The origin of Jupiter's rings was revealed by Galileo's cameras more than five years ago. "The dust comes from small rocky moons orbiting Jupiter," says Burns. These moons are constantly pelted by meteoroids, which burrow into the ground and explode. Jupiter's rings are the debris from those impacts.

In fact, Jupiter has several rings: The main ring is the brightest. It's close to Jupiter and made of dust from the satellites Adrastea and Metis. Two wide gossamer rings encircle the main ring. These come from the satellites Thebe and Amalthea. There is also an extremely tenuous and distant outer ring that circles Jupiter backwards. No one is certain, but that ring might be made of captured interplanetary dust.

When Galileo approached Jupiter last Tuesday, it passed through one of the gossamer rings. The spacecraft's close approach to Amalthea on the same day was much-anticipated by scientists who will figure out the mass of that moon from its gravitational tug on Galileo.

Saturn's rings probably formed from the total breakup of an icy moon about the size of Amalthea (100 km wide). Jupiter's rings, on the other hand, are merely dust from the surface of such moons. "Saturn's rings are millions of times more massive than Jupiter's," notes Burns.

Meteoroids have been striking Jupiter's moons and kicking up dust for billions of years. So why isn't there more "stuff" in Jupiter's rings? Why are Jupiter's rings so much less massive than Saturn's?

Burns explains: "Dust grains ejected into Jupiter's rings don't stay in the rings forever. The grains spiral in toward Jupiter and eventually disappear."

They lose orbital energy for several reasons: Sunlight is one. Dust grains absorb and re-emit sunlight, losing momentum in the process. Scientists call this "Poynting-Robertson drag."

Plasma collisions are another reason. Jupiter's magnetosphere (a magnetic bubble that surrounds the planet) is filled with electrified clouds called plasmas. The dust grains in the rings are themselves charged--like the static-charged dust that accumulates on your computer screen. When charged grains collide with plasma clouds, the grains can lose orbital momentum.

The "age" of Jupiter's rings depends on which of these mechanisms dominates. Plasma collisions might de-orbit ring particles in only a few years. Poynting-Robertson drag, which Burns favors, takes longer, perhaps 100,000 years. (The age of Saturn's rings is likewise controversial. Read Science@NASA's "The Real Lord of the Rings" for more information.)

Jupiter's rings are constantly replenished by meteoroid impacts, so they won't disappear any time soon.

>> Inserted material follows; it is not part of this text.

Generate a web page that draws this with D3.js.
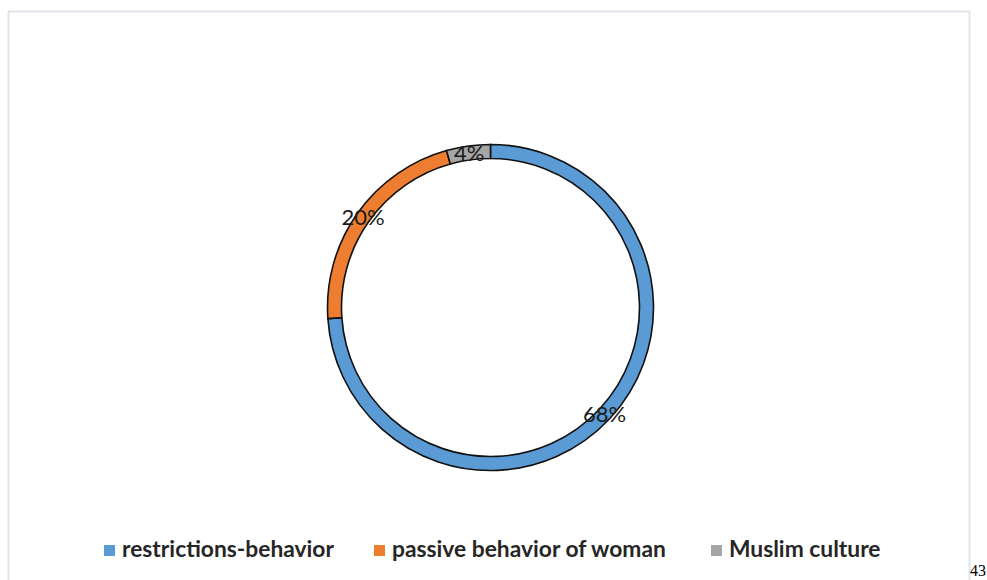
<!DOCTYPE html>
<html>
<head>
<meta charset="utf-8">
<script src="https://cdn.jsdelivr.net/npm/d3@7"></script>
<style>
body { margin: 0; background: #fff; }
svg { display: block; }
</style>
</head>
<body>
<div id="chart"></div>
<script>
var categories = ["restrictions-behavior", "passive behavior of woman", "Muslim culture"];
var values = [68, 20, 4];
var labels = ["68%", "20%", "4%"];
var colors = ["#5b9bd5", "#ed7d31", "#a5a5a5"];

var svgWidth = 987;
var svgHeight = 580;

var svg = d3.select("#chart")
	.append("svg")
	.attr("width", svgWidth)
	.attr("height", svgHeight);

// chart frame
svg.append("rect")
	.attr("x", 8.5)
	.attr("y", 11.5)
	.attr("width", 961)
	.attr("height", 600)
	.attr("fill", "none")
	.attr("stroke", "#dfe3ea")
	.attr("stroke-width", 2);

var cx = 490.5, cy = 307.5;
var outerR = 163, innerR = 149;

var pie = d3.pie().sort(null).value(d => d);
var arcs = pie(values);

var arc = d3.arc().innerRadius(innerR).outerRadius(outerR);
var labelArc = d3.arc().innerRadius((innerR + outerR) / 2).outerRadius((innerR + outerR) / 2);

var g = svg.append("g")
	.attr("transform", `translate(${cx}, ${cy})`);

g.selectAll("path")
	.data(arcs)
	.enter()
	.append("path")
	.attr("d", arc)
	.attr("fill", (d, i) => colors[i])
	.attr("stroke", "#111")
	.attr("stroke-width", 1.6);

g.selectAll("text")
	.data(arcs)
	.enter()
	.append("text")
	.attr("transform", d => `translate(${labelArc.centroid(d)})`)
	.attr("text-anchor", "middle")
	.attr("dy", "0.36em")
	.attr("font-family", "Lato, 'Open Sans', sans-serif")
	.attr("font-size", 22)
	.attr("fill", "#1a1a1a")
	.text((d, i) => labels[i]);

// legend
var legendX = [104, 374, 711];
var legend = svg.selectAll(".legend")
	.data(categories)
	.enter()
	.append("g")
	.attr("class", "legend")
	.attr("transform", (d, i) => `translate(${legendX[i]}, 545)`);

legend.append("rect")
	.attr("width", 11)
	.attr("height", 11)
	.attr("fill", (d, i) => colors[i]);

legend.append("text")
	.attr("x", 18)
	.attr("y", 12)
	.attr("font-family", "Lato, 'Open Sans', sans-serif")
	.attr("font-weight", "bold")
	.attr("font-size", 22.8)
	.attr("fill", "#262626")
	.text(d => d);

// page number fragment
svg.append("text")
	.attr("x", 986)
	.attr("y", 576)
	.attr("text-anchor", "end")
	.attr("font-family", "'Liberation Serif', serif")
	.attr("font-size", 16)
	.attr("fill", "#000")
	.text("43");
</script>
</body>
</html>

Next year's rings, however, might be made of different "stuff" than this year's. In that sense, Jupiter's rings might be younger than you are.

When Galileo flew through the rings this week, the spacecraft's suite of electromagnetic sensors and its Dust Detector were working well. (The spacecraft itself, bombarded by radiation from Jupiter, went into safe mode near the end of the ring encounter, but not before data had been collected.) Burns hopes the unprecedented in situ measurements will finally solve the puzzle.

Or they might reveal more surprises. Jupiter's dark rings remain, after all, unexplored territory.